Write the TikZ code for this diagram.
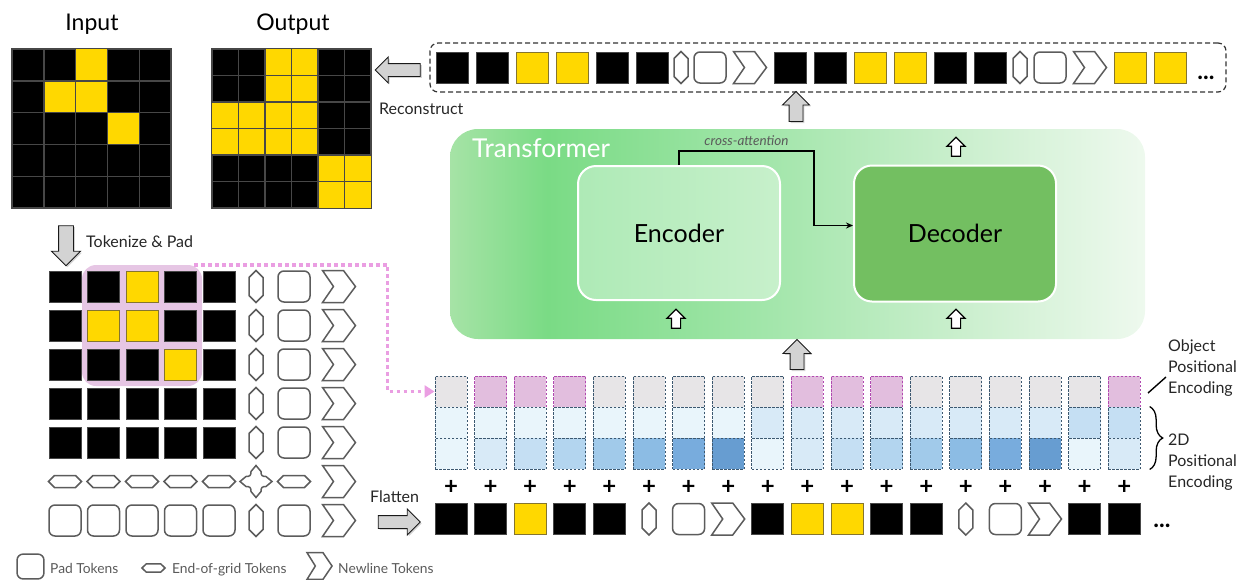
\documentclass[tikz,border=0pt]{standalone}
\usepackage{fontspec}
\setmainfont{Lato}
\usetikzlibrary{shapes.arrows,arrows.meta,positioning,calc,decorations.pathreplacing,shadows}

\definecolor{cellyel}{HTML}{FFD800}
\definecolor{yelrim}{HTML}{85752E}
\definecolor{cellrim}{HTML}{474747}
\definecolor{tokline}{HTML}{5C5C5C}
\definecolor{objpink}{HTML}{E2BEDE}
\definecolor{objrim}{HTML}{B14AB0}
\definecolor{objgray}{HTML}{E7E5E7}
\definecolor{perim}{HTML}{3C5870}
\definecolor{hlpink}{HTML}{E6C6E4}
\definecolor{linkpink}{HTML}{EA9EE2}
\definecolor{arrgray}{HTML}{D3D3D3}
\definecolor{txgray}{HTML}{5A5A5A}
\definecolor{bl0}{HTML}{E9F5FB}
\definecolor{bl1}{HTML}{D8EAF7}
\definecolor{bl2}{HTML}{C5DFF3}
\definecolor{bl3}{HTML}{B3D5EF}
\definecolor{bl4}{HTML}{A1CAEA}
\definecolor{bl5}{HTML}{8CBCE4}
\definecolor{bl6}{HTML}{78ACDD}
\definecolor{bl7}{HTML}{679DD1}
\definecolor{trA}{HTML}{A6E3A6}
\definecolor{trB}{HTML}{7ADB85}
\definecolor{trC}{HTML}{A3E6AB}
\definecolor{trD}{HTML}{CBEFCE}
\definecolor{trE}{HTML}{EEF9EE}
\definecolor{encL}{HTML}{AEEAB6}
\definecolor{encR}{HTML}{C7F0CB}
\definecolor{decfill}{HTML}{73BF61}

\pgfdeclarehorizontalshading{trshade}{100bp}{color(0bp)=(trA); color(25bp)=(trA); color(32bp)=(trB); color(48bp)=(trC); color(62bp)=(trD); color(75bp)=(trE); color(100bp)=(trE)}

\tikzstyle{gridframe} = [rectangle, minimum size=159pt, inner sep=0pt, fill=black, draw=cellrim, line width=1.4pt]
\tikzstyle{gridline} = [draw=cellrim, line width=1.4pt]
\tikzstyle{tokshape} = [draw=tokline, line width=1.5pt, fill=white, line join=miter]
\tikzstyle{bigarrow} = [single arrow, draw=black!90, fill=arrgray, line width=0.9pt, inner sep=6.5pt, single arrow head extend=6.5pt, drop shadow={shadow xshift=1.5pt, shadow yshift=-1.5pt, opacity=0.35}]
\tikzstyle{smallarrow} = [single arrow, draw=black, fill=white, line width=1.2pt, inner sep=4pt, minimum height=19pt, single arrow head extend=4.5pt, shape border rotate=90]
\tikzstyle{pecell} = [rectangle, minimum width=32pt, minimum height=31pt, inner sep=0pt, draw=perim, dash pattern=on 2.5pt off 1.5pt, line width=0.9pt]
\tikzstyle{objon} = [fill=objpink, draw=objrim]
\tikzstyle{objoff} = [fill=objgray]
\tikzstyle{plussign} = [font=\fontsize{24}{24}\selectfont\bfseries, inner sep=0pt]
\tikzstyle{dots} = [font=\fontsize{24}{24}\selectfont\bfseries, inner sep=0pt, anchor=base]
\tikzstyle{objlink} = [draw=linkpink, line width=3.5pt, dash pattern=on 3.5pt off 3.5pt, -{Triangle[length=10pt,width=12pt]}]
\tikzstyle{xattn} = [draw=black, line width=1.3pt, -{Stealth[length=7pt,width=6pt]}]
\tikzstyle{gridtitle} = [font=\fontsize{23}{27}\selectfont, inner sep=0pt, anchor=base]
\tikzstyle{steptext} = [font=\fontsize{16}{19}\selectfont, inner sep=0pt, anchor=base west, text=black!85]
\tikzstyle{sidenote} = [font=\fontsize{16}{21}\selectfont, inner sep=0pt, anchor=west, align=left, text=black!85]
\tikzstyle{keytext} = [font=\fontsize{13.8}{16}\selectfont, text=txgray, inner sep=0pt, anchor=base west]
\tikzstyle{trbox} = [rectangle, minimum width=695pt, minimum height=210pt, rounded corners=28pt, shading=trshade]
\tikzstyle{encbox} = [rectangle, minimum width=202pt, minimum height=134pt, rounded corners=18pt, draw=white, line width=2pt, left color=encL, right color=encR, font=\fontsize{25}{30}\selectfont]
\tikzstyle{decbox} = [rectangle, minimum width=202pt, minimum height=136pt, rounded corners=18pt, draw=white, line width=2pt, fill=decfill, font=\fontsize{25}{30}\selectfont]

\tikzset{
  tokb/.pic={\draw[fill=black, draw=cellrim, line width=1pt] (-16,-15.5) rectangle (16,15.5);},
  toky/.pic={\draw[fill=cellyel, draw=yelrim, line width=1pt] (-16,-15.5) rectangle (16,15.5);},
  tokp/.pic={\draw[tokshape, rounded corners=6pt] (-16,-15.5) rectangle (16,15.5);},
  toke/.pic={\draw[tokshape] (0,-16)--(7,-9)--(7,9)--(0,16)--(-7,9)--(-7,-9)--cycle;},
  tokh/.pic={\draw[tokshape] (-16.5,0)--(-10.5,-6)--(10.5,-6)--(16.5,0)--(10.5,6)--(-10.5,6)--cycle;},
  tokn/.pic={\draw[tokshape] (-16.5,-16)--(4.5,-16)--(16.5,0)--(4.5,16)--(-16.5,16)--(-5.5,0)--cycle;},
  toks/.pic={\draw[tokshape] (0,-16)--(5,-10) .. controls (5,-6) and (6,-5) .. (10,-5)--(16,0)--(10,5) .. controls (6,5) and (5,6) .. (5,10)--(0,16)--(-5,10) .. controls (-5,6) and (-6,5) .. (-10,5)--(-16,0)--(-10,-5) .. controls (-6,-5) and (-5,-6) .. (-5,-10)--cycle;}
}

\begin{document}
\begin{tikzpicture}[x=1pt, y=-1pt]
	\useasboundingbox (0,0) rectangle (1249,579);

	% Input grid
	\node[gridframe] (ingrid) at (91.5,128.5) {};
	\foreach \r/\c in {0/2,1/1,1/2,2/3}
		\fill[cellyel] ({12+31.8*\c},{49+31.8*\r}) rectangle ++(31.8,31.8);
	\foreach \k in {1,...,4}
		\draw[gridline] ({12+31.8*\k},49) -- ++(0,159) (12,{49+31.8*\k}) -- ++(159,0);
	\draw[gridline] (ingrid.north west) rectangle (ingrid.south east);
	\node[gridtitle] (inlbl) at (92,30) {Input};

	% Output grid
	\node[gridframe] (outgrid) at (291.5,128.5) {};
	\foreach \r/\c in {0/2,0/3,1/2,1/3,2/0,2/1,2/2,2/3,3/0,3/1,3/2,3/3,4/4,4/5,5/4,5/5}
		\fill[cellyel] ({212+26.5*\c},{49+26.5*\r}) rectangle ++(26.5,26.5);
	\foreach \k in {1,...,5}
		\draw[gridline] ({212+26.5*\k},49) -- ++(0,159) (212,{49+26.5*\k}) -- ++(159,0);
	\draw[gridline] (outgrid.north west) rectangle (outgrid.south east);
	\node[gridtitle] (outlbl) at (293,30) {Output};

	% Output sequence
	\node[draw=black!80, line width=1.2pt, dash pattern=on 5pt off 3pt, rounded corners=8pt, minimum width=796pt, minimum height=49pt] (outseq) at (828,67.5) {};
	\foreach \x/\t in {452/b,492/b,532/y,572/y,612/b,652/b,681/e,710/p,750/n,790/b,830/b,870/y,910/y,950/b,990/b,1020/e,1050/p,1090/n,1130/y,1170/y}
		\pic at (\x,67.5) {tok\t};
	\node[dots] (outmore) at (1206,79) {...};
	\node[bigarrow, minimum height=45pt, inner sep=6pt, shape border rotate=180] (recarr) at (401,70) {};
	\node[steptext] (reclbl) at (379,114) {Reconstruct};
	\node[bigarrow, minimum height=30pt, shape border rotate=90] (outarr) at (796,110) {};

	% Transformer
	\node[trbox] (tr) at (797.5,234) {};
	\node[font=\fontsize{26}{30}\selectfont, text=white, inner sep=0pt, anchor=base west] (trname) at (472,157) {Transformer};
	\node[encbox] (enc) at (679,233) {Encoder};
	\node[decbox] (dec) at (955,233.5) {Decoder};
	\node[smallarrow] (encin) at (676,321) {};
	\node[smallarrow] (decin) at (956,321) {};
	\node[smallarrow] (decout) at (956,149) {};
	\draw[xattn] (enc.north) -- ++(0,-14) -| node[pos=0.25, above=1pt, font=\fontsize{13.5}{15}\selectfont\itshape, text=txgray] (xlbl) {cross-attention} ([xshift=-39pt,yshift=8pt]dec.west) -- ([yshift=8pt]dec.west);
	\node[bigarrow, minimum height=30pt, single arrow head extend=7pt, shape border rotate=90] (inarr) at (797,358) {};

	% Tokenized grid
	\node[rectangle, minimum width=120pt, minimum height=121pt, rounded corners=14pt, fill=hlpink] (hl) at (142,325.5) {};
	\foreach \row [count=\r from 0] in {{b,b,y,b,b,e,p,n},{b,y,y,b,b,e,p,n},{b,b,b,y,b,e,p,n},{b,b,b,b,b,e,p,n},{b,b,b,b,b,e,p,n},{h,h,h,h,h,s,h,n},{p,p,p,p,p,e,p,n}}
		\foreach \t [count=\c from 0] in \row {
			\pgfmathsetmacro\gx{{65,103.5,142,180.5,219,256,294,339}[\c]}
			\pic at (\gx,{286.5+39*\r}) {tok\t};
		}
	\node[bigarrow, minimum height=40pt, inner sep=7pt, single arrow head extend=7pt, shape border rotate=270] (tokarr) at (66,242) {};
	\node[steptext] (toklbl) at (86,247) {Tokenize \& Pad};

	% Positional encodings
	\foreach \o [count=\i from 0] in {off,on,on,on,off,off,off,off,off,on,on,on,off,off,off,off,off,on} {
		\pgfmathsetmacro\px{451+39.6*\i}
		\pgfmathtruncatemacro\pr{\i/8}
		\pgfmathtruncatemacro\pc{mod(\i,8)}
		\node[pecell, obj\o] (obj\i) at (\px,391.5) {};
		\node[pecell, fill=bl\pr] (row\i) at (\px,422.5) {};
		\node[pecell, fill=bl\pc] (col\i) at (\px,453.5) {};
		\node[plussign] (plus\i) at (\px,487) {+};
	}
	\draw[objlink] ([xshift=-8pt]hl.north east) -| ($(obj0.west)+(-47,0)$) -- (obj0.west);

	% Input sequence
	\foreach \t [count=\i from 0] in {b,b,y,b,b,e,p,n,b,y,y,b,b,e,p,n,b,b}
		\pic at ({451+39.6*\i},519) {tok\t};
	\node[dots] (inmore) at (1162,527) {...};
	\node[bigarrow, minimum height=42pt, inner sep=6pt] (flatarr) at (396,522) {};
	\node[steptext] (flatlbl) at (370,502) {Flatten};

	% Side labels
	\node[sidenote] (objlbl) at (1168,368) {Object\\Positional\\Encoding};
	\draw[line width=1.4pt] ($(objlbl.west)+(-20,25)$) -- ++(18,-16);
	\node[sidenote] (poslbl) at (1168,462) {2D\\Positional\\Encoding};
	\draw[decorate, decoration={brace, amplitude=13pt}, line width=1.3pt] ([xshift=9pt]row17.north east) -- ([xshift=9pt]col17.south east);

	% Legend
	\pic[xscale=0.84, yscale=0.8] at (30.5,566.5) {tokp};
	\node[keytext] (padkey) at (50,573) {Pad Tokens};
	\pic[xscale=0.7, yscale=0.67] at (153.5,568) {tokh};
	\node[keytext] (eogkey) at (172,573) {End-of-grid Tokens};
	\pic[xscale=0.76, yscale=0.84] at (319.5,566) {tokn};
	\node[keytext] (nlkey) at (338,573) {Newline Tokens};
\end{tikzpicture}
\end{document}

_ _ _

**Required work**
Exactly restate the lines from the beginning of the data through the line with "color(25bp)=(trA); color(32bp)=(trB); color(48bp)=(trC);", and no others, keeping pictures out.

**Solution for this problem**
Write the TikZ code for this diagram.
\documentclass[tikz,border=0pt]{standalone}
\usepackage{fontspec}
\setmainfont{Lato}
\usetikzlibrary{shapes.arrows,arrows.meta,positioning,calc,decorations.pathreplacing,shadows}

\definecolor{cellyel}{HTML}{FFD800}
\definecolor{yelrim}{HTML}{85752E}
\definecolor{cellrim}{HTML}{474747}
\definecolor{tokline}{HTML}{5C5C5C}
\definecolor{objpink}{HTML}{E2BEDE}
\definecolor{objrim}{HTML}{B14AB0}
\definecolor{objgray}{HTML}{E7E5E7}
\definecolor{perim}{HTML}{3C5870}
\definecolor{hlpink}{HTML}{E6C6E4}
\definecolor{linkpink}{HTML}{EA9EE2}
\definecolor{arrgray}{HTML}{D3D3D3}
\definecolor{txgray}{HTML}{5A5A5A}
\definecolor{bl0}{HTML}{E9F5FB}
\definecolor{bl1}{HTML}{D8EAF7}
\definecolor{bl2}{HTML}{C5DFF3}
\definecolor{bl3}{HTML}{B3D5EF}
\definecolor{bl4}{HTML}{A1CAEA}
\definecolor{bl5}{HTML}{8CBCE4}
\definecolor{bl6}{HTML}{78ACDD}
\definecolor{bl7}{HTML}{679DD1}
\definecolor{trA}{HTML}{A6E3A6}
\definecolor{trB}{HTML}{7ADB85}
\definecolor{trC}{HTML}{A3E6AB}
\definecolor{trD}{HTML}{CBEFCE}
\definecolor{trE}{HTML}{EEF9EE}
\definecolor{encL}{HTML}{AEEAB6}
\definecolor{encR}{HTML}{C7F0CB}
\definecolor{decfill}{HTML}{73BF61}

\pgfdeclarehorizontalshading{trshade}{100bp}{color(0bp)=(trA); color(25bp)=(trA); color(32bp)=(trB); color(48bp)=(trC); color(62bp)=(trD); color(75bp)=(trE); color(100bp)=(trE)}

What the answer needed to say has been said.